When I left school it was inevitable that I started working down the pit. Was Ludworth pit closed by this time? Anyway, I started at Thornley colliery working on the surface, gained an electrical apprenticeship and completed about nine years before moving on to pastures new.

There were three pubs in the Front Street and the bottom one was called, I think, “The Standish Arms”. As a young electrician my first major job (all on my own) was to completely re-wire the pub when Ray Perry bought it for living accommodation. Wasn’t it Ray’s Mum, Rene who kept the Post Office? As a kid you could never understand relationships but the Graingers were part of the same family.
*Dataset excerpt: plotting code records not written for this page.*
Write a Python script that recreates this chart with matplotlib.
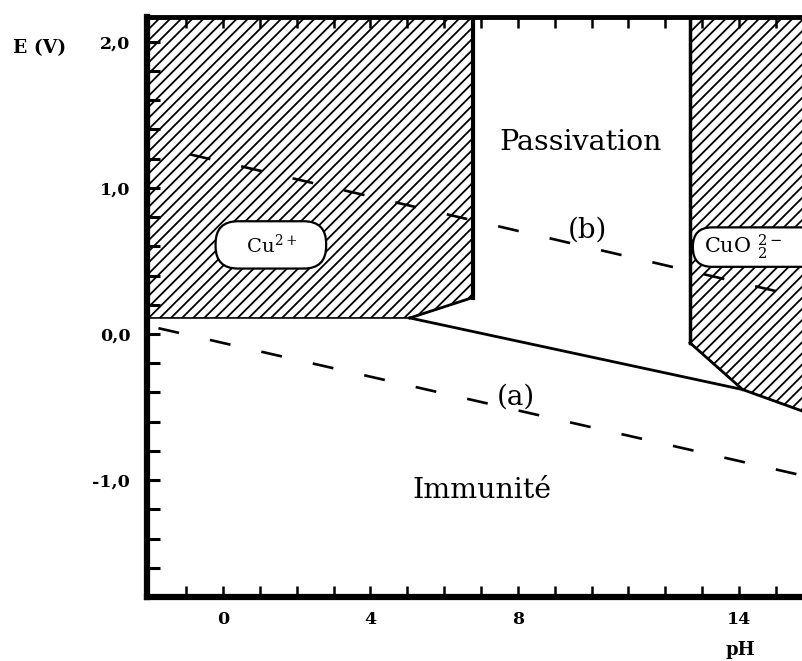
import matplotlib
matplotlib.use("Agg")
import matplotlib.pyplot as plt
from matplotlib.patches import FancyBboxPatch

plt.rcParams["font.family"] = "DejaVu Serif"
plt.rcParams["mathtext.fontset"] = "dejavuserif"
plt.rcParams["hatch.linewidth"] = 1.3

# Cu - H2O potential / pH diagram
cu2_ph = [-3.0, 6.78, 6.78, 5.07, -3.0]
cu2_e = [2.5, 2.5, 0.25, 0.11, 0.11]

cuo2_ph = [12.67, 12.67, 14.1, 15.75, 15.75]
cuo2_e = [2.5, -0.06, -0.38, -0.53, 2.5]

# Cu / oxide boundary
oxide_ph = [5.07, 14.1, 15.75]
oxide_e = [0.11, -0.38, -0.53]

# water stability lines (a) H2 and (b) O2
h2_ph = [-1.75, 15.75]
h2_e = [0.04, -0.97]
o2_ph = [-0.9, 15.75]
o2_e = [1.23, 0.25]

xtick_vals = [0, 4, 8, 14]
xtick_labels = ["0", "4", "8", "14"]
ytick_vals = [-1.0, 0.0, 1.0, 2.0]
ytick_labels = ["-1,0", "0,0", "1,0", "2,0"]

fig = plt.figure(figsize=(8.02, 6.61), dpi=100)
ax = fig.add_axes([0.1833, 0.0968, 0.8167, 0.8775])
ax.set_xlim(-2.06, 15.71)
ax.set_ylim(-1.80, 2.17)

# hatched corrosion domains
ax.fill(cu2_ph, cu2_e, facecolor="white", edgecolor="black", hatch="///", lw=1.2)
ax.fill(cuo2_ph, cuo2_e, facecolor="white", edgecolor="black", hatch="///", lw=1.2)
ax.plot([cu2_ph[1], cu2_ph[2]], [cu2_e[1], cu2_e[2]], color="black", lw=3)
ax.plot(cu2_ph[2:4], cu2_e[2:4], color="black", lw=2)
ax.plot(cuo2_ph[0:2], cuo2_e[0:2], color="black", lw=2.5)
ax.plot(cuo2_ph[1:3], cuo2_e[1:3], color="black", lw=2)

ax.plot(oxide_ph, oxide_e, color="black", lw=2)
ax.plot(h2_ph, h2_e, color="black", lw=1.9, linestyle=(0, (8, 12)))
ax.plot(o2_ph, o2_e, color="black", lw=1.9, linestyle=(0, (8, 12)))

# species labels in rounded boxes
box = dict(boxstyle="round,pad=0.62,rounding_size=1.15", facecolor="white",
           edgecolor="black", lw=1.6)
ax.text(1.30, 0.61, "   Cu$^{2+}$   ", fontsize=14, ha="center", va="center", bbox=box)

pill = FancyBboxPatch((12.75, 0.46), 3.6, 0.27,
                      boxstyle="round,pad=0,rounding_size=0.52",
                      mutation_aspect=0.2525, facecolor="white",
                      edgecolor="black", lw=1.6, zorder=3)
ax.add_patch(pill)
ax.text(13.05, 0.595, "CuO $_{2}^{2-}$", fontsize=15, ha="left", va="center", zorder=4)

ax.text(9.71, 1.31, "Passivation", fontsize=20.5, ha="center", va="center")
ax.text(9.88, 0.71, "(b)", fontsize=20, ha="center", va="center")
ax.text(7.95, -0.43, "(a)", fontsize=20, ha="center", va="center")
ax.text(7.03, -1.07, "Immunité", fontsize=20.5, ha="center", va="center")

# axes frame and ticks
ax.spines["right"].set_visible(False)
ax.spines["left"].set_linewidth(4.5)
ax.spines["bottom"].set_linewidth(4.5)
ax.spines["top"].set_linewidth(3.5)

ax.set_xticks(xtick_vals)
ax.set_xticklabels(xtick_labels, fontweight="bold", fontsize=12.5)
ax.set_xticks(range(-1, 16), minor=True)
ax.set_yticks(ytick_vals)
ax.set_yticklabels(ytick_labels, fontweight="bold", fontsize=12.5)
ax.set_yticks([v / 10 for v in range(-16, 21, 2)], minor=True)

ax.tick_params(axis="both", which="both", direction="in", color="black")
ax.tick_params(axis="y", which="both", length=9, width=2.2, pad=12)
ax.tick_params(axis="x", which="both", length=8, width=1.8, pad=10, top=True)

fig.text(40 / 802, 1 - 48 / 661, "E (V)", fontsize=13.5, fontweight="bold",
         ha="center", va="center")
fig.text(740 / 802, 1 - 650 / 661, "pH", fontsize=13, fontweight="bold",
         ha="center", va="center")

fig.savefig("out.png", dpi=100)
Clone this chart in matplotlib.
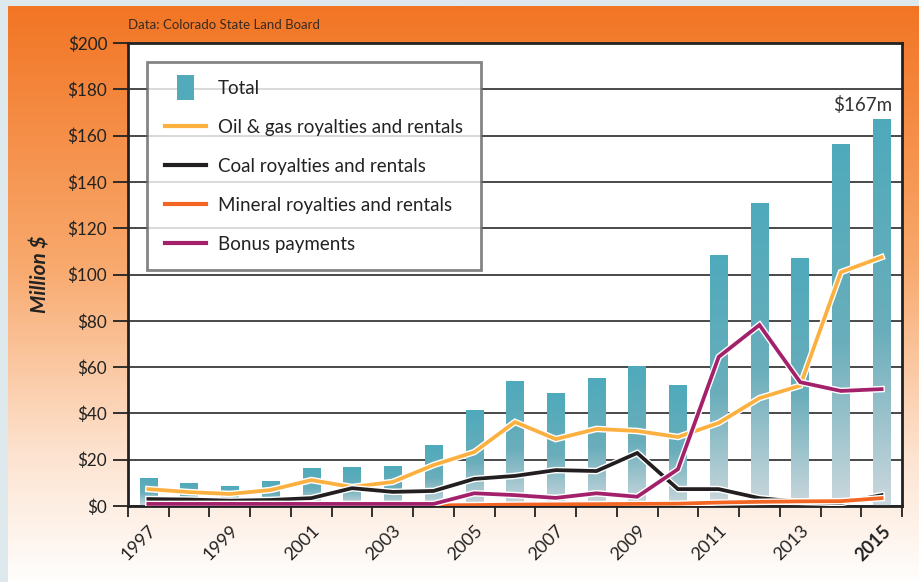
import numpy as np
import matplotlib
matplotlib.use("Agg")
import matplotlib.pyplot as plt
import matplotlib.patheffects as pe
from matplotlib.colors import LinearSegmentedColormap
from matplotlib.patches import Rectangle, Patch
from matplotlib.lines import Line2D
from matplotlib.legend_handler import HandlerPatch

plt.rcParams['font.family'] = ['Lato', 'DejaVu Sans']

years = list(range(1997, 2016))
total = [12.2, 10, 8.6, 10.8, 16.4, 16.8, 17.3, 26.4, 41.5, 54.2,
         48.8, 55.3, 60.5, 52.3, 108.4, 130.9, 107, 156.4, 167]
oil_gas = [7.3, 6, 5.2, 6.9, 11.2, 8.2, 10.4, 17.7, 23.3, 36.3,
           28.9, 33.3, 32.4, 29.8, 35.9, 46.6, 52, 101, 107.5]
coal = [3, 2.8, 2.3, 2.6, 3.4, 7.7, 6.1, 6.5, 11.7, 13,
        15.5, 15.1, 22.9, 7.3, 7.3, 3.4, 1.8, 1.3, 4.7]
mineral = [0.3, 0.3, 0.3, 0.3, 0.3, 0.3, 0.3, 0.3, 0.4, 0.6,
           0.7, 0.8, 0.9, 1.0, 1.5, 1.8, 2.0, 2.1, 3.4]
bonus = [0.9, 0.9, 0.9, 0.9, 0.9, 0.9, 0.9, 0.9, 5.5, 4.7,
         3.5, 5.5, 4.0, 15.9, 64.4, 78.2, 53.5, 49.7, 50.5]

series = [
    (oil_gas, '#fbb040', 'Oil & gas royalties and rentals'),
    (coal, '#231f20', 'Coal royalties and rentals'),
    (mineral, '#f26522', 'Mineral royalties and rentals'),
    (bonus, '#a3206a', 'Bonus payments'),
]

fig = plt.figure(figsize=(9.2, 5.82), dpi=100)
fig.patch.set_facecolor('#dde9ed')

# orange gradient panel behind everything
bg = fig.add_axes([0, 0, 1, 1], zorder=-5)
bg.set_xlim(0, 1)
bg.set_ylim(0, 1)
bg.axis('off')
bg_cmap = LinearSegmentedColormap.from_list(
    'bg', [(0, '#fffefd'), (0.22, '#fde3d0'), (0.55, '#f8a96d'), (1, '#f27524')])
grad = np.linspace(0, 1, 256).reshape(-1, 1)
bg.imshow(grad, extent=[8 / 920, 1, 0, 1 - 6 / 582], origin='lower',
          cmap=bg_cmap, aspect='auto')

ax = fig.add_axes([128 / 920, 1 - 506 / 582, 774 / 920, 463 / 582])
ax.set_facecolor('white')

x = np.arange(len(years))
bar_cmap = LinearSegmentedColormap.from_list(
    'bar', [(0, '#ccd8dd'), (0.45, '#6aaebb'), (1, '#4eaabb')])
bars = ax.bar(x, total, width=0.43, color='none', edgecolor='none', zorder=2)
for b in bars:
    x0 = b.get_x()
    h = b.get_height()
    im = ax.imshow(grad, extent=[x0, x0 + b.get_width(), 0, h], origin='lower',
                   cmap=bar_cmap, aspect='auto', zorder=2)
    im.set_clip_path(b)

for vals, col, lab in series:
    ax.plot(x, vals, color=col, lw=2.7, zorder=4, solid_joinstyle='miter',
            path_effects=[pe.Stroke(linewidth=4.7, foreground='white'), pe.Normal()])

ax.set_xlim(-0.5, len(years) - 0.5)
ax.set_ylim(0, 200)

ax.set_yticks(np.arange(0, 201, 20))
ax.set_yticklabels(['$%d' % v for v in range(0, 201, 20)])
ax.yaxis.grid(True, color='#3a3a3a', lw=1.3)
ax.set_axisbelow(True)
ax.tick_params(axis='y', length=11, width=1.3, pad=4, labelsize=12.3, colors='#222222')

ax.set_xticks(x[::2])
lbls = [str(y) for y in years[::2]]
ax.set_xticklabels(lbls, rotation=45, ha='right', va='top', rotation_mode='anchor')
ax.get_xticklabels()[-1].set_fontweight('bold')
ax.set_xticks(np.arange(-0.5, len(years), 1), minor=True)
ax.tick_params(axis='x', which='major', length=0, pad=12, labelsize=13, colors='#222222')
ax.tick_params(axis='x', which='minor', length=8, width=1.3, color='#222222')

for s in ax.spines.values():
    s.set_color('#222222')
    s.set_linewidth(2)

ax.set_ylabel('Million $', fontsize=15, fontweight='bold', style='italic',
              color='#222222', labelpad=12)

ax.annotate('$167m', xy=(x[-1] + 0.27, total[-1]), xytext=(0, 4),
            textcoords='offset points', ha='right', va='bottom',
            fontsize=13.5, color='#333333')

fig.text(128 / 920, 1 - 25 / 582, 'Data: Colorado State Land Board',
         fontsize=9.5, color='#3a2a20', va='center', ha='left')


def narrow_rect(legend, orig_handle, xdescent, ydescent, width, height, fontsize):
    return Rectangle((-xdescent + width * 0.3, -ydescent - height * 0.45),
                     width * 0.42, height * 1.9)


handles = [Patch(facecolor='#52abba', edgecolor='none')]
handles += [Line2D([], [], color=c, lw=3) for _, c, _ in series]
labels = ['Total'] + [l for _, _, l in series]
leg = ax.legend(handles, labels, loc='upper left', bbox_to_anchor=(0.0245, 0.959),
                borderaxespad=0, fontsize=13.5, handlelength=2.2, handletextpad=0.65,
                labelspacing=1.17, borderpad=0.95, fancybox=False, framealpha=0.8,
                edgecolor='#666666', handler_map={Patch: HandlerPatch(patch_func=narrow_rect)})
leg.get_frame().set_linewidth(2)
leg.set_zorder(10)
for t in leg.get_texts():
    t.set_color('#222222')

fig.savefig('out.png', dpi=100, facecolor=fig.get_facecolor())
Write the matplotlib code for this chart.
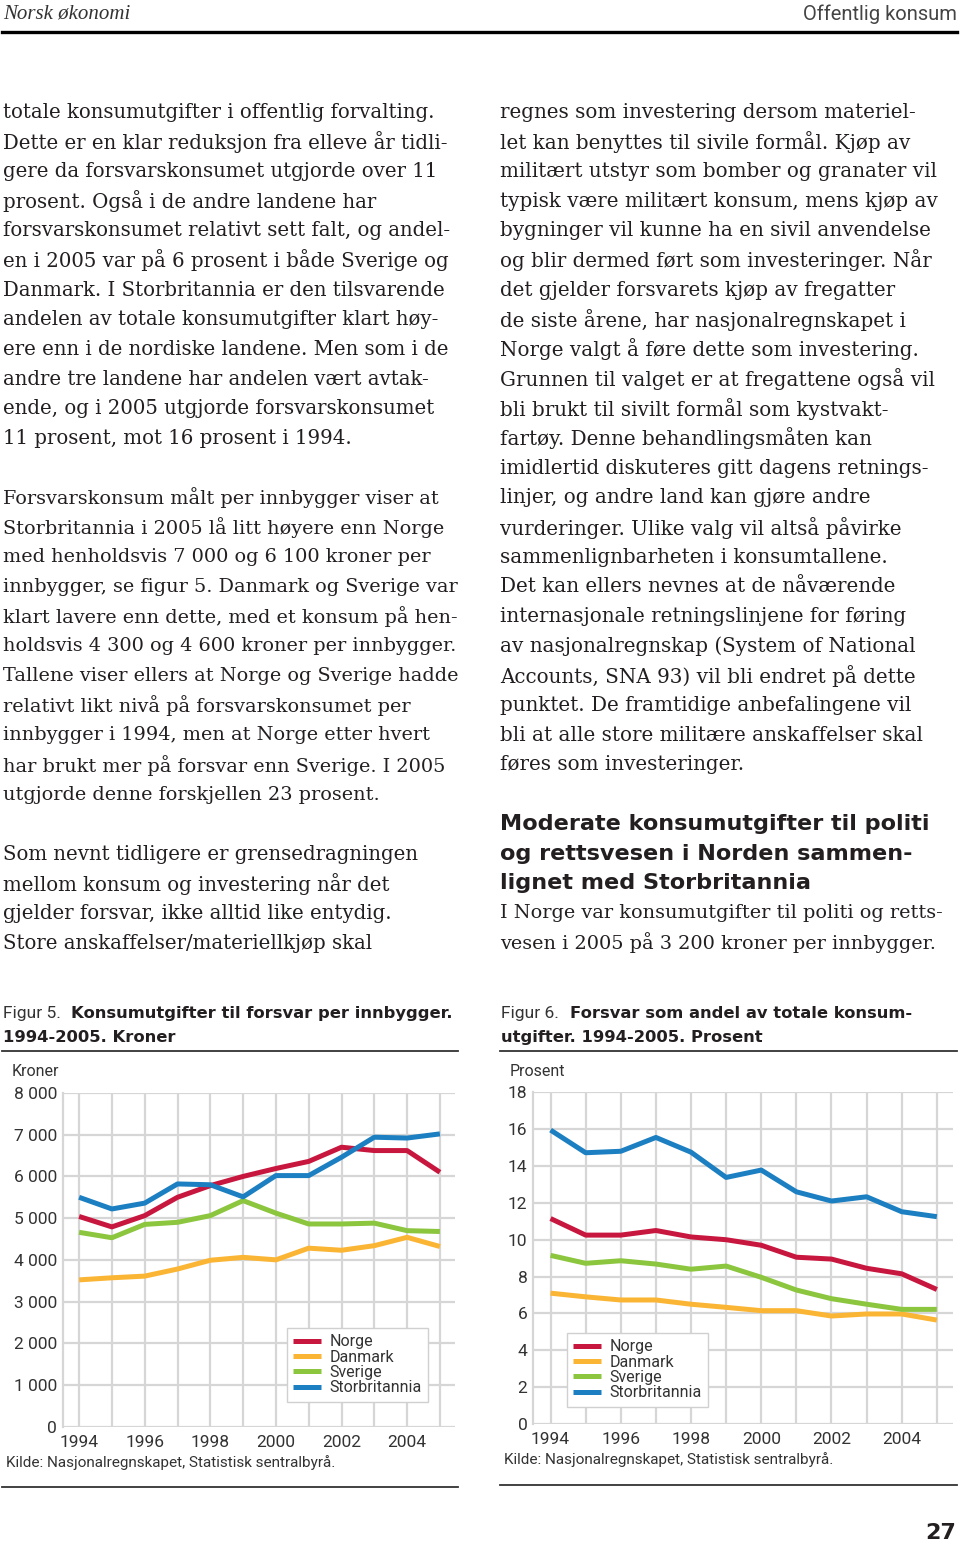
import matplotlib
matplotlib.use('Agg')
import matplotlib.pyplot as plt
from matplotlib.ticker import FuncFormatter

# data
years = list(range(1994, 2006))
countries = ['Norge', 'Danmark', 'Sverige', 'Storbritannia']
colors = ['#c8173f', '#fbb534', '#8cc63f', '#1c7fc1']

# Figur 5, kroner per innbygger
kr_norge = [5040, 4790, 5060, 5500, 5780, 6000, 6190, 6360, 6700, 6620, 6620, 6100]
kr_danmark = [3520, 3570, 3610, 3780, 3990, 4060, 4000, 4280, 4230, 4340, 4540, 4320]
kr_sverige = [4660, 4530, 4850, 4900, 5060, 5420, 5120, 4860, 4860, 4880, 4700, 4680]
kr_storbr = [5500, 5220, 5360, 5820, 5800, 5510, 6020, 6020, 6460, 6940, 6920, 7020]

# Figur 6, prosent av totale konsumutgifter
pst_norge = [11.15, 10.25, 10.25, 10.5, 10.15, 10.0, 9.7, 9.05, 8.95, 8.45, 8.15, 7.3]
pst_danmark = [7.1, 6.9, 6.73, 6.73, 6.5, 6.33, 6.15, 6.15, 5.86, 5.97, 5.97, 5.64]
pst_sverige = [9.15, 8.72, 8.86, 8.68, 8.4, 8.57, 7.96, 7.27, 6.8, 6.5, 6.22, 6.22]
pst_storbr = [15.95, 14.72, 14.8, 15.55, 14.75, 13.38, 13.78, 12.6, 12.1, 12.33, 11.52, 11.25]

kr_ticks = list(range(0, 8001, 1000))
pst_ticks = list(range(0, 19, 2))
x_ticks = [1994, 1996, 1998, 2000, 2002, 2004]

left_par1 = [
    "totale konsumutgifter i offentlig forvalting.",
    "Dette er en klar reduksjon fra elleve år tidli-",
    "gere da forsvarskonsumet utgjorde over 11",
    "prosent. Også i de andre landene har",
    "forsvarskonsumet relativt sett falt, og andel-",
    "en i 2005 var på 6 prosent i både Sverige og",
    "Danmark. I Storbritannia er den tilsvarende",
    "andelen av totale konsumutgifter klart høy-",
    "ere enn i de nordiske landene. Men som i de",
    "andre tre landene har andelen vært avtak-",
    "ende, og i 2005 utgjorde forsvarskonsumet",
    "11 prosent, mot 16 prosent i 1994.",
]
left_par2 = [
    "Forsvarskonsum målt per innbygger viser at",
    "Storbritannia i 2005 lå litt høyere enn Norge",
    "med henholdsvis 7 000 og 6 100 kroner per",
    "innbygger, se figur 5. Danmark og Sverige var",
    "klart lavere enn dette, med et konsum på hen-",
    "holdsvis 4 300 og 4 600 kroner per innbygger.",
    "Tallene viser ellers at Norge og Sverige hadde",
    "relativt likt nivå på forsvarskonsumet per",
    "innbygger i 1994, men at Norge etter hvert",
    "har brukt mer på forsvar enn Sverige. I 2005",
    "utgjorde denne forskjellen 23 prosent.",
]
left_par3 = [
    "Som nevnt tidligere er grensedragningen",
    "mellom konsum og investering når det",
    "gjelder forsvar, ikke alltid like entydig.",
    "Store anskaffelser/materiellkjøp skal",
]
right_par1 = [
    "regnes som investering dersom materiel-",
    "let kan benyttes til sivile formål. Kjøp av",
    "militært utstyr som bomber og granater vil",
    "typisk være militært konsum, mens kjøp av",
    "bygninger vil kunne ha en sivil anvendelse",
    "og blir dermed ført som investeringer. Når",
    "det gjelder forsvarets kjøp av fregatter",
    "de siste årene, har nasjonalregnskapet i",
    "Norge valgt å føre dette som investering.",
    "Grunnen til valget er at fregattene også vil",
    "bli brukt til sivilt formål som kystvakt-",
    "fartøy. Denne behandlingsmåten kan",
    "imidlertid diskuteres gitt dagens retnings-",
    "linjer, og andre land kan gjøre andre",
    "vurderinger. Ulike valg vil altså påvirke",
    "sammenlignbarheten i konsumtallene.",
    "Det kan ellers nevnes at de nåværende",
    "internasjonale retningslinjene for føring",
    "av nasjonalregnskap (System of National",
    "Accounts, SNA 93) vil bli endret på dette",
    "punktet. De framtidige anbefalingene vil",
    "bli at alle store militære anskaffelser skal",
    "føres som investeringer.",
]
heading = [
    "Moderate konsumutgifter til politi",
    "og rettsvesen i Norden sammen-",
    "lignet med Storbritannia",
]
right_par2 = [
    "I Norge var konsumutgifter til politi og retts-",
    "vesen i 2005 på 3 200 kroner per innbygger.",
]

W, H = 960, 1545
fig = plt.figure(figsize=(W / 100, H / 100), dpi=100)
fig.patch.set_facecolor('white')

SERIF = 'DejaVu Serif'
SANS = 'Roboto'
BOLD = 'DejaVu Sans'
TXT = '#231f20'
GREY = '#333333'
PITCH = 29.68


def fx(x):
    return x / W


def fy(y):
    return 1 - y / H


def block(lines, x, y0, **kw):
    for i, s in enumerate(lines):
        fig.text(fx(x), fy(y0 + i * PITCH), s, ha='left', va='center_baseline', **kw)


def hrule(x0, x1, y, lw, color='black'):
    fig.add_artist(plt.Line2D([fx(x0), fx(x1)], [fy(y), fy(y)], color=color, lw=lw,
                              transform=fig.transFigure))


# page header
fig.text(fx(3), fy(14), 'Norsk økonomi', family='Liberation Serif', style='italic',
         size=15, color=GREY, ha='left', va='center')
fig.text(fx(957), fy(14), 'Offentlig konsum', family=SANS, size=14.5, color='#444444',
         ha='right', va='center')
hrule(2, 957, 32, 2.4)

# body text
body = dict(family=SERIF, size=14.2, color=TXT)
block(left_par1, 3, 110, **body)
block(left_par2, 3, 496, family=SERIF, size=13.9, color=TXT)
block(left_par3, 3, 852, **body)
block(right_par1, 500, 110, family=SERIF, size=14.3, color=TXT)
block(heading, 500, 822, family=BOLD, weight='bold', size=16.1, color=TXT)
block(right_par2, 500, 911, family=SERIF, size=13.9, color=TXT)

# figure captions
cap = dict(family=BOLD, size=11.8, color=TXT, ha='left', va='center_baseline')
fig.text(fx(3), fy(1012), 'Figur 5.', family=SANS, size=12.5, color=GREY,
         ha='left', va='center_baseline')
fig.text(fx(71), fy(1012), 'Konsumutgifter til forsvar per innbygger.', weight='bold', **cap)
fig.text(fx(3), fy(1036), '1994-2005. Kroner', weight='bold', **cap)
hrule(2, 458, 1051, 1.3, '#333333')
fig.text(fx(501), fy(1012), 'Figur 6.', family=SANS, size=12.5, color=GREY,
         ha='left', va='center_baseline')
fig.text(fx(570), fy(1012), 'Forsvar som andel av totale konsum-', weight='bold', **cap)
fig.text(fx(501), fy(1036), 'utgifter. 1994-2005. Prosent', weight='bold', **cap)
hrule(500, 957, 1051, 1.3, '#333333')


def chart(rect, series, ticks, ymax, fmt, unit, unit_x, legend_xy):
    l, t, r, b = rect
    ax = fig.add_axes([fx(l), fy(b), fx(r - l), (b - t) / H])
    for vals, name, c in zip(series, countries, colors):
        ax.plot(years, vals, color=c, lw=3.6, solid_capstyle='butt',
                solid_joinstyle='round', label=name, zorder=3)
    ax.set_xlim(1993.5, 2005.46)
    ax.set_ylim(0, ymax)
    ax.set_xticks(years, minor=True)
    ax.set_xticks(x_ticks)
    ax.set_yticks(ticks)
    ax.yaxis.set_major_formatter(FuncFormatter(fmt))
    ax.grid(True, which='both', axis='x', color='#d6d6d6', lw=1.6, zorder=0)
    ax.grid(True, axis='y', color='#d6d6d6', lw=1.6, zorder=0)
    for s in ['top', 'right', 'bottom']:
        ax.spines[s].set_visible(False)
    ax.spines['left'].set_color('#d6d6d6')
    ax.spines['left'].set_linewidth(1.6)
    ax.tick_params(which='both', length=0, labelsize=12.5, labelcolor=GREY, pad=4)
    for lab in ax.get_xticklabels() + ax.get_yticklabels():
        lab.set_family(SANS)
    ax.tick_params(axis='x', pad=6)
    fig.text(fx(unit_x), fy(1071), unit, family=SANS, size=11.5,
             color=GREY, ha='left', va='center')
    leg = ax.legend(loc='upper left', bbox_to_anchor=(fx(legend_xy[0]), fy(legend_xy[1])),
                    bbox_transform=fig.transFigure, borderaxespad=0, fancybox=False,
                    framealpha=1, edgecolor='#d0d0d0', handlelength=1.75, handletextpad=0.5,
                    labelspacing=0.02, borderpad=0.4,
                    prop={'family': SANS, 'size': 11.5})
    leg.get_frame().set_linewidth(1.0)
    for txt in leg.get_texts():
        txt.set_color(GREY)
    for line in leg.get_lines():
        line.set_linewidth(3.6)
    return ax


def fmt_kr(v, pos):
    return f'{int(v):,}'.replace(',', ' ')


def fmt_pst(v, pos):
    return f'{int(v)}'


chart((62.7, 1093, 455, 1426.7), [kr_norge, kr_danmark, kr_sverige, kr_storbr],
      kr_ticks, 8000, fmt_kr, 'Kroner', 12, (287, 1328))
chart((533, 1092.3, 953, 1424), [pst_norge, pst_danmark, pst_sverige, pst_storbr],
      pst_ticks, 18, fmt_pst, 'Prosent', 510, (567, 1333))

src = dict(family=SANS, size=11, color=GREY, ha='left', va='center')
fig.text(fx(6), fy(1463), 'Kilde: Nasjonalregnskapet, Statistisk sentralbyrå.', **src)
fig.text(fx(504), fy(1460), 'Kilde: Nasjonalregnskapet, Statistisk sentralbyrå.', **src)
hrule(2, 458, 1487, 1.3, '#333333')
hrule(500, 957, 1485, 1.3, '#333333')

fig.text(fx(956), fy(1533), '27', family=BOLD, weight='bold', size=16, color=TXT,
         ha='right', va='center')

fig.savefig('out.png', dpi=100)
Louis Stogdale had the Middle House – and a good darts team! I remember going up for crisps one day and my Uncle Tosh beckoned me into the bar. Now Tosh was rather fat and thus not very agile. He had dropped a tanner and said that if I found it, it was mine. I scrabbled amongst the sawdust and spittle and emerged triumphant clutching ‘a fortune’. It didn’t matter to me that Geordie Whittle’s aim invariably missed the spittoon. The phrase, “where there’s muck there’s money”, comes to mind.

I recollect all of the characters mentioned in the unsigned article. Jimmy Weirs, whose job had something to do with locomotives at the pit, also had the unofficial job of chimney sweep.

Tommy Williams had the first television set in the village – I remember knocking on his door one day (with my cousin Dorothy Briggs) asking if we could watch it. We were entranced watching Laurel and Hardy struggling with that piano!

Jimmy Sunley, the bookie, had his pitch down in the old school and his ‘office’ was the telephone box. I used to place me Da’s bet on my way to school. His nom-de-plume was JEW (John Evans Winter).

Every other Sunday Geordie Lofthouse used to cut my hair. And I hated it! He used to perform his torture in the greenhouse and nourish his award-winning tomatoes with the discarded hair.

The guy in the Co-op store was Dicky Cass and then Eddie Welsh. I don’t remember a ‘Dicky Carr’. Could this be an error? One thing that I just can’t eliminate from my mind is our Co-op number, 13042. Eddie Welsh and I had something in common for we both stammered. He was one of the few adults I wasn’t afraid of.

My Aunty Mary (Miller) and Aunty Sadie (Briggs) lived next door to each other and both kept open house. As a kid, I would lift up the latch, go in and sit down; sometimes say nowt then just return home. Aunt Mary always (it seemed) had a cauldron of something hissing and bubbling on the fire – I guess it was mash for the pigs, although my only (hazy) memory of a pig is one hanging up on the wall outside. A more vivid memory is that of a tree stump in the back garden where Uncle Ted would dispatch the hens (we never called them ‘chickens’). He would give us the legs and we would practice making the toes move by pulling the ligament – and frightening the smallest person we could find. I was a very naughty little boy and one of my pastimes was to release Aunt Mary’s hens. She wasn’t very pleased. And neither was my Mother. Winnie had a belt hanging on a nail in the back kitchen and she used to exercise it regularly on by backside.